_Task directions_
Leaving out the pictures, retype the lines from the beginning of the listing through the line containing "const yTickExponents = [0, -1, -2, -3, -4, -5, -6];".

_Given data_
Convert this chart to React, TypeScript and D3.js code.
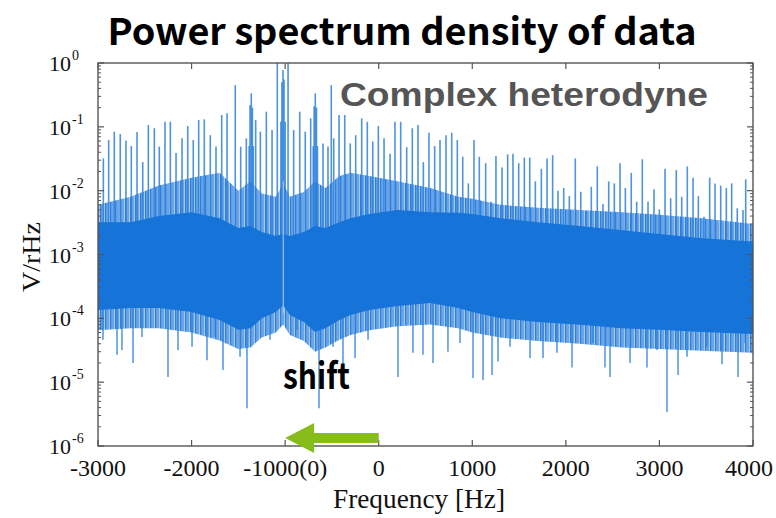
import React from 'react';
import * as d3 from 'd3';

const W = 776;
const H = 518;

// ---- axis data ----
const xTickValues = [-3000, -2000, -1000, 0, 1000, 2000, 3000, 4000];
const xTickLabels = ['-3000', '-2000', '-1000(0)', '0', '1000', '2000', '3000', '4000'];
const yTickExponents = [0, -1, -2, -3, -4, -5, -6];

// ---- noise band envelope (V/rHz) ----
const envFreqs = [-3000, -2650, -2350, -2000, -1700, -1500, -1370, -1250, -1100, -1020, -950, -800, -680, -570, -420, -300, -100, 200, 550, 850, 1000, 1300, 1700, 2150, 2600, 3000, 3450, 4000];
const coreTop = [3.2e-3, 3.2e-3, 4.0e-3, 4.6e-3, 3.7e-3, 2.6e-3, 2.8e-3, 2.25e-3, 1.95e-3, 2.1e-3, 1.95e-3, 2.25e-3, 2.8e-3, 2.6e-3, 3.2e-3, 3.7e-3, 4.3e-3, 5.0e-3, 4.6e-3, 4.5e-3, 4.3e-3, 3.7e-3, 3.2e-3, 2.8e-3, 2.4e-3, 2.1e-3, 1.8e-3, 1.6e-3];
const coreBottom = [1.35e-4, 1.45e-4, 1.45e-4, 1.26e-4, 9.4e-5, 6.6e-5, 7.0e-5, 1.0e-4, 1.26e-4, 1.6e-4, 1.13e-4, 8.8e-5, 6.1e-5, 7.0e-5, 9.4e-5, 1.13e-4, 1.35e-4, 1.56e-4, 1.74e-4, 1.45e-4, 1.26e-4, 1.0e-4, 8.8e-5, 7.9e-5, 7.0e-5, 6.6e-5, 6.1e-5, 5.7e-5];
const fringeTop = [6.0e-3, 8.0e-3, 1.2e-2, 1.6e-2, 1.9e-2, 1.0e-2, 1.4e-2, 9.0e-3, 8.0e-3, 1.3e-2, 8.0e-3, 9.5e-3, 1.4e-2, 1.1e-2, 1.7e-2, 1.9e-2, 1.7e-2, 1.4e-2, 1.1e-2, 8.0e-3, 7.5e-3, 6.0e-3, 5.4e-3, 5.0e-3, 4.6e-3, 4.2e-3, 3.7e-3, 3.0e-3];
const fringeBottom = [6.5e-5, 7.0e-5, 7.0e-5, 6.0e-5, 4.5e-5, 3.3e-5, 3.5e-5, 5.0e-5, 6.0e-5, 8.0e-5, 5.5e-5, 4.4e-5, 3.0e-5, 3.5e-5, 4.6e-5, 5.5e-5, 6.5e-5, 7.5e-5, 8.0e-5, 7.0e-5, 6.0e-5, 5.0e-5, 4.4e-5, 4.0e-5, 3.5e-5, 3.3e-5, 3.1e-5, 2.9e-5];

// ---- upward spectral lines ----
const spikeFreqs = [
  -2943, -2886, -2826, -2762, -2701, -2644, -2583, -2522, -2462, -2398, -2345, -2284, -2227, -2166, -2102, -2041, -1982, -1924, -1864, -1800, -1739, -1678, -1621,
  -1533, -1475, -1415, -1385, -1375, -1362, -1350, -1340, -1315, -1265, -1201, -1140, -1084, -1045, -1035, -1023, -1012, -1000, -969, -909, -844, -785, -727,
  -700, -690, -678, -665, -655, -595, -542, -507, -481, -424, -363, -304, -246,
  -182, -122, -64, -4, 57, 121, 174, 235, 299, 359, 420, 477, 537, 598, 655, 719, 780, 840, 898, 958, 1018, 1075, 1143, 1200,
  1253, 1318, 1378, 1435, 1496, 1556, 1614, 1674, 1738, 1799, 1859, 1916, 1977, 2037, 2101, 2159, 2215, 2272, 2336, 2397, 2458, 2518, 2579, 2636,
  2699, 2757, 2817, 2878, 2942, 2999, 3060, 3120, 3180, 3238, 3298, 3359, 3416, 3476, 3537, 3594, 3655, 3715, 3772, 3832, 3893, 3922,
];
const spikeValues = [
  3.2e-2, 6.2e-2, 8.4e-2, 7.7e-2, 6.1e-2, 5.0e-2, 8.3e-2, 2.8e-2, 0.107, 9.5e-2, 4.9e-2, 0.12, 0.12, 3.9e-2, 6.6e-2, 0.103, 6.2e-2, 0.128, 0.131, 7.4e-2, 4.9e-2, 0.153, 0.163,
  0.45, 4.9e-2, 6.6e-2, 0.05, 0.22, 0.335, 0.2, 0.05, 0.128, 8.4e-2, 0.173, 8.9e-2, 1.0, 0.12, 0.5, 0.78, 0.55, 0.12, 1.0, 8.9e-2, 0.173, 8.4e-2, 0.136,
  0.05, 0.21, 0.335, 0.2, 0.05, 5.5e-2, 4.9e-2, 0.45, 6.6e-2, 0.153, 0.153, 5.5e-2, 7.4e-2,
  0.136, 0.12, 5.9e-2, 0.103, 6.6e-2, 3.8e-2, 0.12, 0.12, 4.8e-2, 9.5e-2, 0.107, 2.8e-2, 8.1e-2, 5.0e-2, 6.2e-2, 7.4e-2, 8.1e-2, 6.2e-2, 3.4e-2, 1.3e-2, 6.2e-2, 3.4e-2, 2.7e-2, 6.7e-3,
  3.5e-2, 2.3e-2, 3.7e-2, 3.8e-2, 2.7e-2, 3.3e-2, 3.3e-2, 1.4e-2, 2.2e-2, 3.2e-2, 3.6e-2, 1.0e-2, 1.1e-2, 8.2e-3, 3.2e-2, 9.6e-3, 4.7e-3, 1.15e-2, 2.4e-2, 6.2e-3, 1.4e-2, 1.3e-2, 2.7e-2, 1.1e-2,
  1.9e-2, 6.7e-3, 3.1e-2, 6.7e-3, 1.05e-2, 5.1e-3, 2.2e-2, 7.6e-3, 2.1e-2, 8.0e-3, 2.4e-2, 1.6e-2, 8.2e-3, 3.9e-3, 1.6e-2, 1.3e-2, 1.2e-2, 1.1e-2, 1.3e-2, 5.3e-3, 5.0e-3, 1.5e-2,
];

// ---- downward dips ----
const dipFreqs = [-2947, -2797, -2744, -2626, -2530, -2252, -2145, -1995, -1835, -1750, -1664, -1482, -1408, -1162, -873, -638, -489, -382, -253, -114, 206, 366, 473, 580, 740, 869, 1008, 1115, 1211, 1275, 1403, 1617, 1756, 1905, 2066, 2290, 2418, 2472, 2686, 2867, 2974, 3081, 3199, 3295, 3508, 3669, 3840, 3915];
const dipValues = [4.6e-5, 2.7e-5, 3.2e-5, 2.0e-5, 5.1e-5, 1.2e-5, 3.2e-5, 3.6e-5, 2.2e-5, 5.1e-5, 1.55e-5, 2.5e-5, 3.9e-6, 4.6e-5, 6.6e-5, 3.9e-6, 3.6e-5, 1.55e-5, 2.4e-5, 4.6e-5, 1.2e-5, 2.9e-5, 2.7e-5, 2.0e-5, 3.0e-5, 4.1e-5, 1.16e-5, 1.08e-5, 1.3e-5, 2.1e-5, 3.6e-5, 2.4e-5, 2.4e-5, 2.9e-5, 1.7e-5, 4.1e-5, 1.7e-5, 1.2e-5, 2.0e-5, 1.7e-5, 3.2e-5, 3.4e-6, 1.3e-5, 2.5e-5, 3.6e-5, 1.9e-5, 1.2e-5, 4.1e-5];

const gapFreq = -1020;
const shiftFromHz = 0;
const shiftToHz = -1000;

const TITLE = 'Power spectrum density of data';
const ANNOTATION = 'Complex heterodyne';
const SHIFT_LABEL = 'shift';
const X_LABEL = 'Frequency [Hz]';
const Y_LABEL = 'V/rHz';

const PLOT = { left: 98, right: 753, top: 63, bottom: 446 };
const BLUE = '#1673d8';
const AXIS = '#555';
const SERIF = '"Liberation Serif", "Times New Roman", serif';

export default function App() {
  const x = d3.scaleLinear().domain([-3000, 4000]).range([PLOT.left, PLOT.right]);
  const y = d3.scaleLog().domain([1e-6, 1]).range([PLOT.bottom, PLOT.top]);
  const idx = envFreqs.map((_, i) => i);

  const fringeArea = d3.area<number>()
    .x((i) => x(envFreqs[i]))
    .y0((i) => y(fringeBottom[i]))
    .y1((i) => y(fringeTop[i]))
    .curve(d3.curveLinear)(idx) || '';
  const coreArea = d3.area<number>()
    .x((i) => x(envFreqs[i]))
    .y0((i) => y(coreBottom[i]))
    .y1((i) => y(coreTop[i]))
    .curve(d3.curveLinear)(idx) || '';

  const minorTicks: number[] = [];
  for (let e = -6; e < 0; e++) for (let m = 2; m <= 9; m++) minorTicks.push(m * Math.pow(10, e));

  const arrowY = 438;
  const tipX = x(shiftToHz);
  const tailX = x(shiftFromHz);

  return (
    <svg width={W} height={H} style={{ position: 'absolute', left: 0, top: 0, background: '#fff' }}>
      <defs>
        <clipPath id="plotClip">
          <rect x={PLOT.left} y={PLOT.top} width={PLOT.right - PLOT.left} height={PLOT.bottom - PLOT.top} />
        </clipPath>
        <pattern id="noiseLines" patternUnits="userSpaceOnUse" width={5} height={7}>
          <rect x={0} y={0} width={5} height={7} fill="#9cc2ee" />
          <rect x={0} y={0} width={1.6} height={7} fill={BLUE} />
          <rect x={2.4} y={0} width={1.2} height={7} fill="#2f82dd" />
        </pattern>
      </defs>
      <rect x={0} y={0} width={W} height={H} fill="#fff" />

      {/* title */}
      <text x={402} y={45} textAnchor="middle" fontFamily='"Noto Sans CJK JP", "Noto Sans", sans-serif' fontWeight={700} fontSize={37}
        textLength={589} lengthAdjust="spacingAndGlyphs" fill="#000">{TITLE}</text>

      <g clipPath="url(#plotClip)">
        <path d={fringeArea} fill="url(#noiseLines)" opacity={0.9} />
        {spikeFreqs.map((f, i) => (
          <line key={'s' + i} x1={x(f)} x2={x(f)} y1={y(1.5e-3)} y2={y(Math.min(spikeValues[i], 1))}
            stroke="#2e80dc" strokeWidth={1.6} strokeOpacity={0.85} />
        ))}
        {dipFreqs.map((f, i) => (
          <line key={'d' + i} x1={x(f)} x2={x(f)} y1={y(2e-4)} y2={y(dipValues[i])}
            stroke="#2e80dc" strokeWidth={1.5} strokeOpacity={0.85} />
        ))}
        <path d={coreArea} fill={BLUE} />
        <line x1={x(gapFreq)} x2={x(gapFreq)} y1={y(1.4e-2)} y2={y(1.2e-4)} stroke="#9cc3ee" strokeWidth={1.2} />
      </g>

      {/* frame */}
      <rect x={PLOT.left} y={PLOT.top} width={PLOT.right - PLOT.left} height={PLOT.bottom - PLOT.top} fill="none" stroke={AXIS} strokeWidth={1.4} />

      {/* x ticks */}
      {xTickValues.map((v, i) => (
        <g key={'xt' + i}>
          <line x1={x(v)} x2={x(v)} y1={PLOT.bottom} y2={PLOT.bottom - 6} stroke={AXIS} strokeWidth={1.2} />
          <line x1={x(v)} x2={x(v)} y1={PLOT.top} y2={PLOT.top + 6} stroke={AXIS} strokeWidth={1.2} />
          <text x={Math.min(x(v), W - 27)} y={476} textAnchor="middle" fontFamily={SERIF} fontSize={24} fill="#111">{xTickLabels[i]}</text>
        </g>
      ))}

      {/* y ticks */}
      {yTickExponents.map((e) => {
        const yy = y(Math.pow(10, e));
        return (
          <g key={'yt' + e}>
            <line x1={PLOT.left} x2={PLOT.left + 6} y1={yy} y2={yy} stroke={AXIS} strokeWidth={1.2} />
            <line x1={PLOT.right} x2={PLOT.right - 6} y1={yy} y2={yy} stroke={AXIS} strokeWidth={1.2} />
            <text x={71} y={yy + 8} textAnchor="end" fontFamily={SERIF} fontSize={22} fill="#111">10</text>
            <text x={72} y={yy - 3} textAnchor="start" fontFamily={SERIF} fontSize={14} fill="#111">{String(e)}</text>
          </g>
        );
      })}
      {minorTicks.map((v, i) => (
        <g key={'mt' + i}>
          <line x1={PLOT.left} x2={PLOT.left + 3} y1={y(v)} y2={y(v)} stroke={AXIS} strokeWidth={1} />
          <line x1={PLOT.right} x2={PLOT.right - 3} y1={y(v)} y2={y(v)} stroke={AXIS} strokeWidth={1} />
        </g>
      ))}

      {/* axis labels */}
      <text x={419} y={508} textAnchor="middle" fontFamily={SERIF} fontSize={27} textLength={172} lengthAdjust="spacingAndGlyphs" fill="#111">{X_LABEL}</text>
      <text transform={`translate(40,257) rotate(-90)`} textAnchor="middle" fontFamily={SERIF} fontSize={25} textLength={70} lengthAdjust="spacingAndGlyphs" fill="#111">{Y_LABEL}</text>

      {/* annotations */}
      <text x={340} y={106} fontFamily='"Liberation Sans", Arial, sans-serif' fontWeight={700} fontSize={34} textLength={368} lengthAdjust="spacingAndGlyphs" fill="#555">{ANNOTATION}</text>
      <text x={283} y={389} fontFamily='"Noto Sans CJK JP", "Noto Sans", sans-serif' fontWeight={700} fontSize={36} textLength={67} lengthAdjust="spacingAndGlyphs" fill="#000">{SHIFT_LABEL}</text>

      {/* green arrow */}
      <path d={`M${tailX},${arrowY - 5} L${tipX + 29},${arrowY - 5} L${tipX + 29},${arrowY - 15} L${tipX},${arrowY} L${tipX + 29},${arrowY + 15} L${tipX + 29},${arrowY + 5} L${tailX},${arrowY + 5} Z`}
        fill="#86bd1a" />
    </svg>
  );
}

_Solution to this task_
Convert this chart to React, TypeScript and D3.js code.
import React from 'react';
import * as d3 from 'd3';

const W = 776;
const H = 518;

// ---- axis data ----
const xTickValues = [-3000, -2000, -1000, 0, 1000, 2000, 3000, 4000];
const xTickLabels = ['-3000', '-2000', '-1000(0)', '0', '1000', '2000', '3000', '4000'];
const yTickExponents = [0, -1, -2, -3, -4, -5, -6];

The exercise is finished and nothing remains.